===== Given information

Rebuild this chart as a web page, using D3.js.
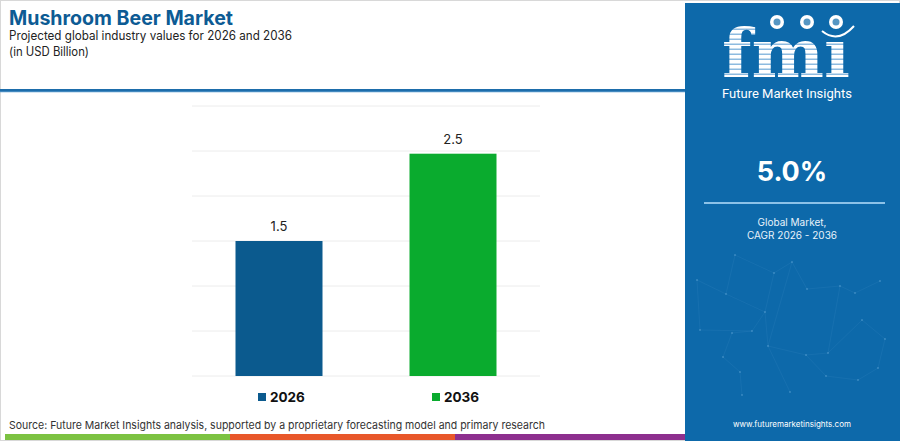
<!DOCTYPE html>
<html><head><meta charset="utf-8">
<script src="https://cdn.jsdelivr.net/npm/d3@7"></script>
<style>body{margin:0;background:#fff;}svg{display:block;font-family:Inter,"Open Sans",sans-serif;}</style>
</head><body>
<svg id="c" width="900" height="441"></svg>
<script>
const categories = ["2026", "2036"];
const values = [1.5, 2.47];
const yTicks = [0, 0.5, 1, 1.5, 2, 2.5, 3];
const colors = ["#0b5a8e", "#0aab2e"];
const cagr = "5.0%";

const svg = d3.select("#c");
const W = 900, H = 441;

// frame
svg.append("rect").attr("x",0.5).attr("y",0.5).attr("width",W-1).attr("height",H-1).attr("fill","#fff").attr("stroke","#d8d8d8");

// header
svg.append("text").attr("x",9).attr("y",25).attr("fill","#0d5b94").attr("font-size",20).attr("font-weight",700)
  .attr("textLength",224).attr("lengthAdjust","spacingAndGlyphs").text("Mushroom Beer Market");
svg.append("text").attr("x",9).attr("y",40).attr("fill","#222").attr("font-size",12.5)
  .attr("textLength",283).attr("lengthAdjust","spacingAndGlyphs").text("Projected global industry values for 2026 and 2036");
svg.append("text").attr("x",9).attr("y",56).attr("fill","#222").attr("font-size",12.5)
  .attr("textLength",80).attr("lengthAdjust","spacingAndGlyphs").text("(in USD Billion)");
svg.append("rect").attr("x",0).attr("y",89).attr("width",690).attr("height",3).attr("fill","#1d6dab");
svg.append("rect").attr("x",0).attr("y",91.5).attr("width",690).attr("height",0.8).attr("fill","#6aa6d4");

// chart
const x = d3.scaleBand().domain(categories).range([192, 540]).paddingInner(0.5).paddingOuter(0.25);
const y = d3.scaleLinear().domain([0, 3]).range([376, 106]);

svg.append("g").selectAll("line").data(yTicks).join("line")
  .attr("x1",192).attr("x2",540).attr("y1",d=>y(d)).attr("y2",d=>y(d))
  .attr("stroke","#ececec").attr("stroke-width",1);

svg.append("g").selectAll("rect").data(values).join("rect")
  .attr("x",(d,i)=>x(categories[i])).attr("width",x.bandwidth())
  .attr("y",d=>y(d)).attr("height",d=>y(0)-y(d))
  .attr("fill",(d,i)=>colors[i]);

svg.append("g").selectAll("text").data(values).join("text")
  .attr("x",(d,i)=>x(categories[i])+x.bandwidth()/2).attr("y",d=>y(d)-10)
  .attr("text-anchor","middle").attr("font-size",13).attr("fill","#222")
  .text(d=>d3.format(".1f")(d));

// legend
const lg = svg.append("g").selectAll("g").data(categories).join("g")
  .attr("transform",(d,i)=>`translate(${x(d)+x.bandwidth()/2-21},0)`);
lg.append("rect").attr("x",0).attr("y",393).attr("width",8).attr("height",8).attr("fill",(d,i)=>colors[i]);
lg.append("text").attr("x",12).attr("y",401.5).attr("font-size",13.5).attr("font-weight",700).attr("fill","#111").text(d=>d);

// source
svg.append("text").attr("x",9).attr("y",429).attr("font-size",11).attr("fill","#333")
  .attr("textLength",536).attr("lengthAdjust","spacingAndGlyphs")
  .text("Source: Future Market Insights analysis, supported by a proprietary forecasting model and primary research");

// bottom strip
[["#7cc242",5,230],["#e8572a",230,455],["#8d2f8e",455,690]].forEach(s=>{
  svg.append("rect").attr("x",s[1]).attr("y",434).attr("width",s[2]-s[1]).attr("height",6).attr("fill",s[0]);
});

// right panel
const px = 685;
svg.append("rect").attr("x",px).attr("y",3).attr("width",W-px).attr("height",H-3).attr("fill","#0d69aa");

// network decoration
const net = svg.append("g").attr("stroke","#5fa3d6").attr("stroke-opacity",0.2).attr("stroke-width",0.6);
const pts = [[697,280],[726,294],[735,255],[774,273],[792,262],[807,289],[840,286],[880,281],[855,293],[765,312],[752,331],[732,333],[723,357],[740,372],[768,346],[806,355],[828,353],[862,320],[885,339],[878,368],[858,380],[826,376],[742,395],[790,392],[700,330]];
const links = [[0,1],[1,2],[2,3],[3,4],[4,5],[5,6],[6,8],[8,7],[1,9],[9,10],[10,11],[11,12],[12,13],[9,14],[14,15],[15,16],[16,17],[17,18],[18,19],[19,20],[20,21],[21,15],[13,22],[14,23],[10,24],[24,0],[3,9],[6,16],[4,14]];
links.forEach(l=>net.append("line").attr("x1",pts[l[0]][0]).attr("y1",pts[l[0]][1]).attr("x2",pts[l[1]][0]).attr("y2",pts[l[1]][1]));
svg.append("g").selectAll("circle").data(pts).join("circle").attr("cx",d=>d[0]).attr("cy",d=>d[1]).attr("r",1.1).attr("fill","#7dbbe6").attr("opacity",0.35);

// logo
const defs = svg.append("defs");
const pat = defs.append("pattern").attr("id","stripes").attr("patternUnits","userSpaceOnUse").attr("width",10).attr("height",5);
pat.append("rect").attr("width",10).attr("height",5).attr("fill","#fff");
pat.append("rect").attr("y",3.5).attr("width",10).attr("height",1.5).attr("fill","#8dbbe0");
svg.append("text").attr("x",786).attr("y",77).attr("text-anchor","middle").attr("font-size",68).attr("font-weight",700)
  .attr("font-family","'DejaVu Serif', 'Liberation Serif', serif").attr("textLength",128).attr("lengthAdjust","spacingAndGlyphs")
  .attr("fill","url(#stripes)").text("fmı");
[[777,22],[807,22],[836,22]].forEach(c=>{
  svg.append("circle").attr("cx",c[0]).attr("cy",c[1]).attr("r",7).attr("fill","#fff");
  svg.append("circle").attr("cx",c[0]).attr("cy",c[1]).attr("r",3.5).attr("fill","#0d69aa").attr("opacity",0.7);
});
svg.append("path").attr("d","M822,31 Q838,44 854,26").attr("fill","none").attr("stroke","#fff").attr("stroke-width",2);
svg.append("text").attr("x",722).attr("y",98).attr("font-size",12.5).attr("fill","#fff").attr("font-family","Roboto, sans-serif").attr("font-weight",400)
  .attr("textLength",130).attr("lengthAdjust","spacingAndGlyphs").text("Future Market Insights");

svg.append("text").attr("x",792).attr("y",181).attr("text-anchor","middle").attr("font-size",27).attr("font-weight",700).attr("fill","#fff").text(cagr);
svg.append("rect").attr("x",704).attr("y",202).attr("width",181).attr("height",2).attr("fill","#8cc2e8");
svg.append("text").attr("x",792).attr("y",226).attr("text-anchor","middle").attr("font-size",10).attr("fill","#e8f2fa").text("Global Market,");
svg.append("text").attr("x",792).attr("y",239).attr("text-anchor","middle").attr("font-size",10).attr("fill","#e8f2fa").text("CAGR 2026 - 2036");
svg.append("text").attr("x",792).attr("y",427).attr("text-anchor","middle").attr("font-size",8).attr("fill","#fff").text("www.futuremarketinsights.com");
</script>
</body></html>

==========

What you need to do.
Could you repeat all of the material exactly? Pictures should not be copied.

The output.
Rebuild this chart as a web page, using D3.js.
<!DOCTYPE html>
<html><head><meta charset="utf-8">
<script src="https://cdn.jsdelivr.net/npm/d3@7"></script>
<style>body{margin:0;background:#fff;}svg{display:block;font-family:Inter,"Open Sans",sans-serif;}</style>
</head><body>
<svg id="c" width="900" height="441"></svg>
<script>
const categories = ["2026", "2036"];
const values = [1.5, 2.47];
const yTicks = [0, 0.5, 1, 1.5, 2, 2.5, 3];
const colors = ["#0b5a8e", "#0aab2e"];
const cagr = "5.0%";

const svg = d3.select("#c");
const W = 900, H = 441;

// frame
svg.append("rect").attr("x",0.5).attr("y",0.5).attr("width",W-1).attr("height",H-1).attr("fill","#fff").attr("stroke","#d8d8d8");

// header
svg.append("text").attr("x",9).attr("y",25).attr("fill","#0d5b94").attr("font-size",20).attr("font-weight",700)
  .attr("textLength",224).attr("lengthAdjust","spacingAndGlyphs").text("Mushroom Beer Market");
svg.append("text").attr("x",9).attr("y",40).attr("fill","#222").attr("font-size",12.5)
  .attr("textLength",283).attr("lengthAdjust","spacingAndGlyphs").text("Projected global industry values for 2026 and 2036");
svg.append("text").attr("x",9).attr("y",56).attr("fill","#222").attr("font-size",12.5)
  .attr("textLength",80).attr("lengthAdjust","spacingAndGlyphs").text("(in USD Billion)");
svg.append("rect").attr("x",0).attr("y",89).attr("width",690).attr("height",3).attr("fill","#1d6dab");
svg.append("rect").attr("x",0).attr("y",91.5).attr("width",690).attr("height",0.8).attr("fill","#6aa6d4");

// chart
const x = d3.scaleBand().domain(categories).range([192, 540]).paddingInner(0.5).paddingOuter(0.25);
const y = d3.scaleLinear().domain([0, 3]).range([376, 106]);

svg.append("g").selectAll("line").data(yTicks).join("line")
  .attr("x1",192).attr("x2",540).attr("y1",d=>y(d)).attr("y2",d=>y(d))
  .attr("stroke","#ececec").attr("stroke-width",1);

svg.append("g").selectAll("rect").data(values).join("rect")
  .attr("x",(d,i)=>x(categories[i])).attr("width",x.bandwidth())
  .attr("y",d=>y(d)).attr("height",d=>y(0)-y(d))
  .attr("fill",(d,i)=>colors[i]);

svg.append("g").selectAll("text").data(values).join("text")
  .attr("x",(d,i)=>x(categories[i])+x.bandwidth()/2).attr("y",d=>y(d)-10)
  .attr("text-anchor","middle").attr("font-size",13).attr("fill","#222")
  .text(d=>d3.format(".1f")(d));

// legend
const lg = svg.append("g").selectAll("g").data(categories).join("g")
  .attr("transform",(d,i)=>`translate(${x(d)+x.bandwidth()/2-21},0)`);
lg.append("rect").attr("x",0).attr("y",393).attr("width",8).attr("height",8).attr("fill",(d,i)=>colors[i]);
lg.append("text").attr("x",12).attr("y",401.5).attr("font-size",13.5).attr("font-weight",700).attr("fill","#111").text(d=>d);

// source
svg.append("text").attr("x",9).attr("y",429).attr("font-size",11).attr("fill","#333")
  .attr("textLength",536).attr("lengthAdjust","spacingAndGlyphs")
  .text("Source: Future Market Insights analysis, supported by a proprietary forecasting model and primary research");

// bottom strip
[["#7cc242",5,230],["#e8572a",230,455],["#8d2f8e",455,690]].forEach(s=>{
  svg.append("rect").attr("x",s[1]).attr("y",434).attr("width",s[2]-s[1]).attr("height",6).attr("fill",s[0]);
});

// right panel
const px = 685;
svg.append("rect").attr("x",px).attr("y",3).attr("width",W-px).attr("height",H-3).attr("fill","#0d69aa");

// network decoration
const net = svg.append("g").attr("stroke","#5fa3d6").attr("stroke-opacity",0.2).attr("stroke-width",0.6);
const pts = [[697,280],[726,294],[735,255],[774,273],[792,262],[807,289],[840,286],[880,281],[855,293],[765,312],[752,331],[732,333],[723,357],[740,372],[768,346],[806,355],[828,353],[862,320],[885,339],[878,368],[858,380],[826,376],[742,395],[790,392],[700,330]];
const links = [[0,1],[1,2],[2,3],[3,4],[4,5],[5,6],[6,8],[8,7],[1,9],[9,10],[10,11],[11,12],[12,13],[9,14],[14,15],[15,16],[16,17],[17,18],[18,19],[19,20],[20,21],[21,15],[13,22],[14,23],[10,24],[24,0],[3,9],[6,16],[4,14]];
links.forEach(l=>net.append("line").attr("x1",pts[l[0]][0]).attr("y1",pts[l[0]][1]).attr("x2",pts[l[1]][0]).attr("y2",pts[l[1]][1]));
svg.append("g").selectAll("circle").data(pts).join("circle").attr("cx",d=>d[0]).attr("cy",d=>d[1]).attr("r",1.1).attr("fill","#7dbbe6").attr("opacity",0.35);

// logo
const defs = svg.append("defs");
const pat = defs.append("pattern").attr("id","stripes").attr("patternUnits","userSpaceOnUse").attr("width",10).attr("height",5);
pat.append("rect").attr("width",10).attr("height",5).attr("fill","#fff");
pat.append("rect").attr("y",3.5).attr("width",10).attr("height",1.5).attr("fill","#8dbbe0");
svg.append("text").attr("x",786).attr("y",77).attr("text-anchor","middle").attr("font-size",68).attr("font-weight",700)
  .attr("font-family","'DejaVu Serif', 'Liberation Serif', serif").attr("textLength",128).attr("lengthAdjust","spacingAndGlyphs")
  .attr("fill","url(#stripes)").text("fmı");
[[777,22],[807,22],[836,22]].forEach(c=>{
  svg.append("circle").attr("cx",c[0]).attr("cy",c[1]).attr("r",7).attr("fill","#fff");
  svg.append("circle").attr("cx",c[0]).attr("cy",c[1]).attr("r",3.5).attr("fill","#0d69aa").attr("opacity",0.7);
});
svg.append("path").attr("d","M822,31 Q838,44 854,26").attr("fill","none").attr("stroke","#fff").attr("stroke-width",2);
svg.append("text").attr("x",722).attr("y",98).attr("font-size",12.5).attr("fill","#fff").attr("font-family","Roboto, sans-serif").attr("font-weight",400)
  .attr("textLength",130).attr("lengthAdjust","spacingAndGlyphs").text("Future Market Insights");

svg.append("text").attr("x",792).attr("y",181).attr("text-anchor","middle").attr("font-size",27).attr("font-weight",700).attr("fill","#fff").text(cagr);
svg.append("rect").attr("x",704).attr("y",202).attr("width",181).attr("height",2).attr("fill","#8cc2e8");
svg.append("text").attr("x",792).attr("y",226).attr("text-anchor","middle").attr("font-size",10).attr("fill","#e8f2fa").text("Global Market,");
svg.append("text").attr("x",792).attr("y",239).attr("text-anchor","middle").attr("font-size",10).attr("fill","#e8f2fa").text("CAGR 2026 - 2036");
svg.append("text").attr("x",792).attr("y",427).attr("text-anchor","middle").attr("font-size",8).attr("fill","#fff").text("www.futuremarketinsights.com");
</script>
</body></html>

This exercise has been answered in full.